Equalities and working from home

Last updated: 03 Dec 2020

Employers must continue to take account of the Equality Act 2010 when staff are working from home. Those with protected characteristics are often treated unfairly, and have been harder hit by the health and economic impacts of the pandemic.

Disability discrimination

The government has extended the Access to Work scheme to provide more financial support to disabled people working from home during the pandemic.
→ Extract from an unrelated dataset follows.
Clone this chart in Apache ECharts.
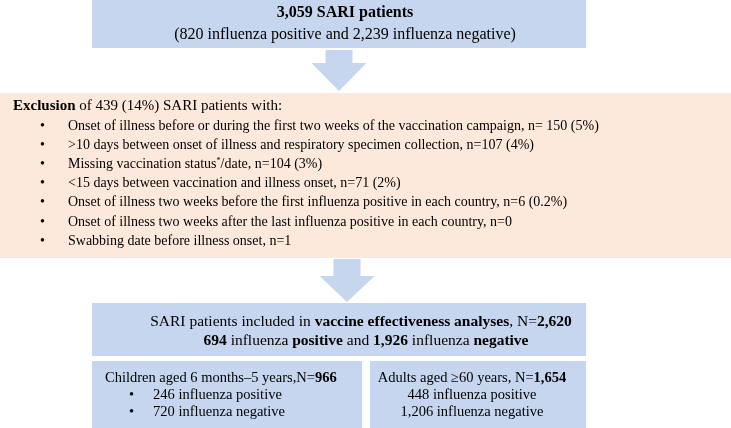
<!DOCTYPE html>
<html>
<head>
<meta charset="utf-8">
<script src="https://cdn.jsdelivr.net/npm/echarts@6/dist/echarts.min.js"></script>
<style>
html,body{margin:0;padding:0;background:#fff;}
#c{width:731px;height:428px;}
</style>
</head>
<body>
<div id="c"></div>
<script>
// ---- data ----
var totalPatients = ['3,059', '820', '2,239'];
var excluded = ['439', '14%'];
var exclusionReasons = [
  'Onset of illness before or during the first two weeks of the vaccination campaign, n= 150 (5%)',
  '>10 days between onset of illness and respiratory specimen collection, n=107 (4%)',
  'Missing vaccination status{sup|*}/date, n=104 (3%)',
  '<15 days between vaccination and illness onset, n=71 (2%)',
  'Onset of illness two weeks before the first influenza positive in each country, n=6 (0.2%)',
  'Onset of illness two weeks after the last influenza positive in each country, n=0',
  'Swabbing date before illness onset, n=1'
];
var included = ['2,620', '694', '1,926'];
var children = ['966', '246', '720'];
var adults = ['1,654', '448', '1,206'];

var FONT = '"Liberation Serif", "Times New Roman", serif';
var BLUE = '#c6d6ee';
var SALMON = '#fce9dc';

function font(sz, bold) { return (bold ? 'bold ' : '') + sz + 'px ' + FONT; }
function mkRich(sz) {
  return {
    b: { font: font(sz, true), fill: '#000' },
    sup: { font: font(Math.round(sz * 0.55)), fill: '#000', verticalAlign: 'top', padding: [0, 0, Math.round(sz * 0.4), 0] }
  };
}
function txt(x, y, text, sz, align) {
  return { type: 'text', silent: true, z: 10, style: {
    x: x, y: y, text: text, font: font(sz), fill: '#000', align: align || 'left', verticalAlign: 'middle', rich: mkRich(sz)
  } };
}
function box(x, y, w, h, color) {
  return { type: 'rect', silent: true, shape: { x: x, y: y, width: w, height: h }, style: { fill: color }, z: 1 };
}
function arrow(cx, y0, yh, y1, sw, hw) {
  return { type: 'polygon', silent: true, z: 2, shape: { points: [
    [cx - sw, y0], [cx + sw, y0], [cx + sw, yh], [cx + hw, yh], [cx, y1], [cx - hw, yh], [cx - sw, yh]
  ] }, style: { fill: BLUE } };
}

var els = [];
// top box
els.push(box(92, 0, 494, 48, BLUE));
els.push(txt(345, 13, '{b|' + totalPatients[0] + ' SARI patients}', 16, 'center'));
els.push(txt(345, 35, '(' + totalPatients[1] + ' influenza positive and ' + totalPatients[2] + ' influenza negative)', 16, 'center'));
// arrow 1
els.push(arrow(339, 50, 63, 91, 13.5, 27.5));
// exclusion box
els.push(box(0, 93, 731, 165, SALMON));
els.push(txt(13, 106, '{b|Exclusion} of ' + excluded[0] + ' (' + excluded[1] + ') SARI patients with:', 15));
exclusionReasons.forEach(function (r, i) {
  var y = 126 + i * 19.2;
  els.push(txt(40, y, '•', 14));
  els.push(txt(68, y, r, 14));
});
// arrow 2
els.push(arrow(347, 259, 276, 302, 13.5, 27.5));
// included box
els.push(box(92, 303, 494, 53, BLUE));
els.push(txt(361, 322, 'SARI patients included in {b|vaccine effectiveness analyses}, N={b|' + included[0] + '}', 15.5, 'center'));
els.push(txt(366, 341, '{b|' + included[1] + '} influenza {b|positive} and {b|' + included[2] + '} influenza {b|negative}', 15.5, 'center'));
// children box
els.push(box(92, 361, 270, 67, BLUE));
els.push(txt(105, 378, 'Children aged 6 months–5 years,N={b|' + children[0] + '}', 14.5));
els.push(txt(129, 395, '•', 14.5));
els.push(txt(153, 395, children[1] + ' influenza positive', 14.5));
els.push(txt(129, 412, '•', 14.5));
els.push(txt(153, 412, children[2] + ' influenza negative', 14.5));
// adults box
els.push(box(370, 361, 216, 67, BLUE));
els.push(txt(472, 378, 'Adults aged ≥60 years, N={b|' + adults[0] + '}', 14.5, 'center'));
els.push(txt(472, 395, adults[1] + ' influenza positive', 14.5, 'center'));
els.push(txt(472, 412, adults[2] + ' influenza negative', 14.5, 'center'));

var chart = echarts.init(document.getElementById('c'), null, { renderer: 'canvas' });
chart.setOption({ backgroundColor: '#fff', animation: false, graphic: { elements: els } });
</script>
</body>
</html>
The employer may have additional duties to make reasonable adjustments under the Equality Act – for example, by ensuring the employee has the ability to continue working from home, adjusting hours, or changing duties. It would be unlawful discrimination if employers were to try and avoid their responsibilities to provide reasonable adjustments by targeting disabled workers for furlough or redundancy.

Sex discrimination

Women were already taking on the majority of domestic care, whether for children or elderly dependants but now there are additional pressures to do so, such as homeschooling, less help from friends and family and reduced childcare services. According to the TUC, 90% of working mothers have said that they have taken on more childcare responsibilities since the pandemic began.

Race discrimination

According to a TUC survey, BAME people working from home have reported that they are not receiving the support they need and that they are facing higher levels of surveillance and scrutiny.

Others have reported that they’ve been asked to do more work than would have been expected in the office.

It is therefore very important that employers are reminded to continue equalities monitoring across the whole employment process, including home or remote working, and address the inequalities faced by BAME workers.